As India emerges as a digital superpower, trust defines success. Resilient infrastructure enforcing privacy-by-default will power this $100B+ decade of innovation. Our commitment: confident scaling with privacy in the backbone.”



Achyuth Krishna
, Head of Enterprise IT, Security, and Procurement, Whatfix

“Generative AI has turned data into a double-edged sword. While it drives unprecedented automation, the cost of a single misstep has risen to nearly $4.5 million per IBM’s 2025 Cost of a Data Breach Report. To thrive in 2026, leadership must shift from “defensive” privacy to “offensive” trust.

The Strategy for 2026:

1.                   Democratize Control: Replace opaque data collection with user-centric dashboards. When users have clear sightlines into how AI uses their data, adoption friction disappears.

2.                   Anticipate the Threat: Move toward AI-driven security that identifies behavioral anomalies in real-time. Resilience must be embedded in the code, not just the firewall.

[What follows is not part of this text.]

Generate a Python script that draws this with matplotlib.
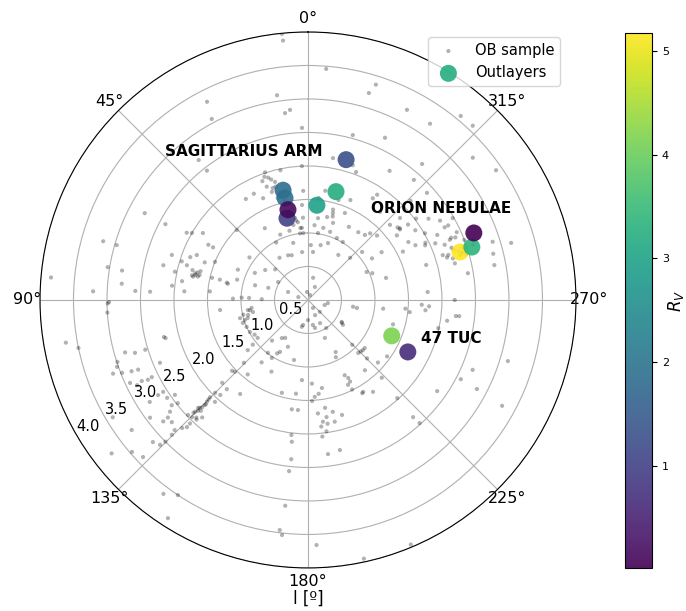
import numpy as np
import matplotlib
matplotlib.use("Agg")
import matplotlib.pyplot as plt

# ---------------- data ----------------
# OB sample: galactic longitude l [deg] and radial distance r
ob_l = [5.6, 5.5, 8.6, 27, 7, 5.4, 28, 2, 38, 38, 2.6,
        18.6, 18, 15.6, 12, 18.5, 16.5, 23.8, 14.7, 9, 7.4, 11, 6,
        17, 19.5, 16, 14, 20, 13, 10, 12, 8.5, 15, 21, 17.5,
        31.6, 27, 3.6, 4.8, 6.8, 29, 14.5, 23, 7, 34, 45.5,
        61, 60, 57.5, 62, 62, 74, 74, 85, 87.7, 81, 85, 80.7, 87,
        76.5, 71.7, 78, 73, 74, 70, 78, 76.7, 78, 75, 68, 81.5, 84, 70, 77, 67.7, 61, 61,
        77.5, 76, 78.5, 77, 75.5,
        77, 78, 78.5, 74, 66.6, 74.5, 63, 55, 73, 59, 85, 87, 54, 47, 20, 31, 15, 24, 68, 73,
        355.5, 342.5, 343.6, 332.5, 325.3, 320.3, 316.6, 344.8, 334.6, 350, 339.4, 341.6, 327.7,
        320, 310.8, 304.6, 318.6, 312, 2.5, 351, 343, 344, 344.5, 343.5, 337, 330.8, 342, 347,
        355, 348, 342, 335, 351.5, 4, 347, 340.6, 357, 354, 329, 326, 315, 323.4, 303, 295.5,
        347, 332, 7, 338,
        309, 308, 307, 303, 304, 301, 298, 298, 299.5, 294.5, 293, 293, 293.5, 296.7, 294,
        299.7, 296, 295, 297, 307.5, 300, 297, 286.5, 288.4, 287, 287.8, 286.4, 287.3, 288.7,
        286, 279.5, 284, 287.5, 285.7, 280.6, 284, 288.5, 273.8, 285.8, 312.5, 313, 306, 318.8,
        317, 311.7, 307, 314, 327.5, 326.7, 320.7, 337, 353, 354, 292.6, 303, 311.6, 3.5,
        287, 288, 286, 289, 290, 291, 292,
        90.6, 93.6, 100, 101.8, 108, 106, 109.3, 111.4, 110.7, 107, 107, 112, 112.3, 116.3, 113,
        105, 115, 116.5, 116, 116.5, 122.8, 122.4, 122.4, 124.8, 127.7, 125.5, 128.4, 129, 130,
        130, 131.9, 126.7, 132.5, 126.4, 133.6, 130.8, 121, 128,
        134.4, 134.8, 134.7, 134.3, 135.5, 136.4, 136.3, 135.3, 134.7, 134.5, 135.4, 135.2, 134.8,
        135, 137, 138, 135.5, 133.8, 137.6, 136, 135, 135.2, 134.9, 135.6, 134.6, 136.5,
        137.3, 134, 137.7, 133, 134.5, 144.2, 134.4, 141, 129.8, 129, 127, 123,
        99.5, 102.4, 102.8, 107.7, 106.7, 109.4, 113.7, 118.9, 105, 98, 100, 104,
        96.5, 89, 88, 89, 138.5, 142.8, 145.6, 149, 150, 151.7, 143.4, 148, 156.8, 166.9, 172.7,
        164.3, 171.6, 174.8, 175.7, 182.7, 182.3, 173, 173.5, 174, 173.7, 173.7, 173, 173.7,
        143.3, 146.3, 147.3, 167, 91, 86, 104.4, 88, 153, 169,
        270, 263.4, 264.9, 263.2, 267.6, 265, 267, 261.5, 263.8, 263.9, 254, 257.8, 224.6, 223.5,
        227.5, 229.7, 225.7, 225.3, 228.2, 234.5, 208, 206, 204, 234.6, 237, 261.5, 260.7, 219,
        206, 207.3, 207.3, 205.3, 206.2, 210.2, 211, 215.3, 223.5, 222.3, 221.9, 222.2, 186.5,
        184, 189, 185, 189, 189, 192.5, 187, 189, 186, 188, 186, 192.4, 196.5, 187.4, 192, 182,
        192.2, 202.8, 234.8, 242.6, 247, 242.2, 253, 241.4, 212, 205, 225, 253, 261, 180, 191,
        194, 207.6, 213, 236]
ob_r = [3.99, 3.89, 3.09, 3.32, 2.81, 2.85, 3.06, 2.57, 2.65, 2.45, 2.0,
        2.01, 1.92, 1.83, 1.98, 1.70, 1.59, 1.66, 1.47, 1.24, 1.17, 1.14, 1.08,
        1.88, 1.95, 1.76, 1.65, 1.80, 1.52, 1.30, 1.35, 1.20, 1.62, 1.90, 1.75,
        1.77, 1.78, 1.42, 1.08, 1.0, 0.98, 0.88, 1.06, 0.72, 0.76, 1.49,
        2.07, 2.0, 1.86, 2.41, 2.76, 3.18, 2.97, 3.85, 3.21, 2.81, 2.79, 3.03, 2.58,
        2.22, 2.14, 2.03, 1.97, 1.88, 1.87, 1.77, 1.73, 1.68, 1.66, 1.79, 1.90, 2.04, 1.64, 1.47, 1.50, 1.70, 1.62,
        1.72, 1.70, 1.75, 1.66, 1.78,
        1.35, 1.24, 1.22, 1.10, 1.14, 0.82, 0.89, 0.78, 0.62, 0.52, 1.47, 2.36, 1.08, 0.67, 0.71, 1.25, 1.07, 0.73, 0.32, 0.15,
        3.46, 3.37, 3.22, 3.2, 3.2, 3.57, 3.58, 2.55, 2.68, 2.15, 2.04, 2.12, 2.28,
        2.65, 3.25, 3.41, 2.39, 2.39, 1.63, 1.65, 1.56, 1.35, 1.40, 1.30, 1.62, 1.25, 1.21, 1.27,
        1.12, 1.10, 1.07, 1.02, 1.01, 1.0, 0.84, 0.9, 0.82, 0.72, 1.01, 0.81, 0.89, 1.26, 1.31, 0.97,
        0.34, 0.22, 0.12, 0.08,
        1.72, 1.74, 1.87, 1.91, 2.17, 2.30, 2.31, 2.37, 2.48, 2.44, 2.39, 2.30, 2.33, 2.16, 2.08,
        2.01, 1.95, 1.93, 1.80, 1.73, 1.73, 1.59, 1.84, 2.12, 2.17, 2.20, 2.37, 2.42, 2.43,
        2.25, 2.42, 2.26, 2.89, 3.15, 2.83, 2.85, 2.60, 1.79, 1.21, 1.66, 1.41, 1.64, 1.29,
        1.36, 1.84, 2.02, 2.13, 1.80, 1.88, 1.70, 1.41, 1.23, 1.53, 1.04, 1.14, 1.08, 1.23,
        2.40, 2.36, 2.45, 2.30, 2.28, 2.50, 2.20,
        2.97, 3.0, 3.67, 3.5, 2.99, 2.84, 3.02, 2.98, 3.11, 2.7, 2.54, 2.84, 2.74, 2.6, 2.4,
        2.2, 2.93, 2.85, 2.76, 2.67, 2.81, 2.65, 2.56, 2.56, 2.57, 2.44, 2.48, 2.65, 2.73,
        2.82, 2.73, 2.94, 3.14, 3.27, 3.4, 3.47, 3.4, 3.72,
        3.09, 3.0, 2.86, 2.78, 2.68, 2.62, 2.55, 2.46, 2.37, 2.3, 2.25, 2.14, 2.06,
        1.96, 2.44, 2.36, 2.2, 2.48, 2.06, 2.3, 2.1, 2.33, 2.28, 2.18, 2.4, 2.42,
        1.93, 1.78, 1.8, 1.55, 1.53, 1.73, 1.34, 1.43, 1.17, 1.06, 0.94, 0.95,
        0.91, 0.84, 0.99, 0.99, 0.94, 1.03, 1.0, 0.99, 1.05, 0.85, 0.88, 0.92,
        1.32, 1.12, 0.99, 0.69, 0.81, 0.99, 0.69, 0.66, 0.92, 0.88, 1.16, 1.02, 0.76, 0.92, 1.41,
        1.44, 1.65, 1.65, 1.2, 1.25, 1.51, 2.03, 2.13, 2.39, 2.57, 3.09, 3.46, 3.53,
        3.61, 3.5, 3.87, 0.41, 2.99, 1.85, 2.22, 0.88, 1.2, 0.38,
        2.19, 1.13, 1.46, 1.53, 1.70, 1.76, 1.81, 2.1, 2.22, 2.27, 1.32, 1.99, 0.94, 1.09,
        1.11, 1.11, 1.10, 1.24, 1.40, 1.45, 0.88, 0.95, 0.62, 0.64, 0.60, 0.68, 0.74, 1.35,
        1.25, 1.31, 1.37, 1.40, 1.49, 1.61, 1.6, 1.68, 1.6, 1.98, 2.35, 2.48, 1.41,
        1.45, 1.33, 1.7, 1.63, 1.77, 1.71, 1.83, 1.87, 1.9, 1.98, 2.05, 1.86, 1.79, 2.32, 2.29, 3.66,
        3.95, 3.96, 2.36, 2.57, 2.67, 2.85, 3.12, 3.3, 0.14, 0.25, 0.25, 0.26, 0.3, 0.3, 0.38,
        0.43, 0.39, 0.5, 0.61]

# Outliers: l [deg], r, R_V
out_l = [345.5, 344.8, 12.8, 12.7, 354.6, 14.4, 12.5, 287.5, 287.9, 292.0, 246.8, 242.5]
out_r = [1.67, 2.17, 1.68, 1.56, 1.42, 1.26, 1.38, 2.38, 2.57, 2.67, 1.36, 1.68]
out_rv = [3.2, 1.3, 1.85, 1.9, 2.95, 1.05, 0.15, 5.17, 3.35, 0.02, 4.15, 0.65]

r_ticks = [0.5, 1.0, 1.5, 2.0, 2.5, 3.0, 3.5, 4.0]
annotations = [("SAGITTARIUS ARM", 23.4, 2.41), ("ORION NEBULAE", 304.6, 2.41), ("47 TUC", 255.1, 2.22)]

# ---------------- figure ----------------
fig = plt.figure(figsize=(6.86, 6.11), dpi=100)
ax = fig.add_axes([0.0583, 0.0704, 0.7813, 0.8773], projection="polar")
ax.set_theta_zero_location("N")
ax.set_theta_direction(1)

ax.scatter(np.deg2rad(ob_l), ob_r, s=9, c="k", alpha=0.3, edgecolors="none",
           label="OB sample", zorder=2)
sc = ax.scatter(np.deg2rad(out_l), out_r, s=150, c=out_rv, cmap="viridis",
                alpha=0.9, edgecolors="none", label="Outlayers", zorder=3)

ax.set_ylim(0, 4.0)
ax.set_rticks(r_ticks)
ax.set_rlabel_position(120)
ax.tick_params(axis="x", labelsize=11.5, pad=-1)
ax.tick_params(axis="y", labelsize=10.5)
ax.grid(True, color="#b0b0b0", linewidth=0.8)

for txt, l, r in annotations:
    ax.text(np.deg2rad(l), r, txt, fontsize=11, fontweight="bold",
            ha="center", va="center", zorder=5)

ax.set_xlabel("l [º]", fontsize=12, labelpad=1)

ax.legend(loc="upper right", bbox_to_anchor=(0.8163, 0.9394),
          bbox_transform=fig.transFigure, fontsize=10.5, borderaxespad=0)

cax = fig.add_axes([0.911, 0.0704, 0.0394, 0.8756])
cb = fig.colorbar(sc, cax=cax)
cb.set_alpha(1)
cb.ax.tick_params(labelsize=8)
cb.set_label("$R_V$", fontsize=12, labelpad=-2)

fig.savefig("out.png", dpi=100)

3.                   Embrace Regulatory Rigor: Treat the DPDP Act and GDPR not as constraints, but as blueprints for data minimization. Collecting only what is necessary reduces the “attack surface” and streamlines operations.

A PwC’s 2025 Responsible AI Survey confirms the shift that 60% of executives report responsible AI practices directly drive ROI and efficiency. By building with privacy at the core, organizations don’t just protect their data, they protect their future. At Whatfix, this philosophy guides how we operate and build. Data privacy and security are embedded across our product suite through privacy-by-design, AI-driven threat detection, automated safeguards, and strong internal practices, including continuous employee training. By placing trust at the center, we help create digital systems that are secure, resilient, and built for the future.”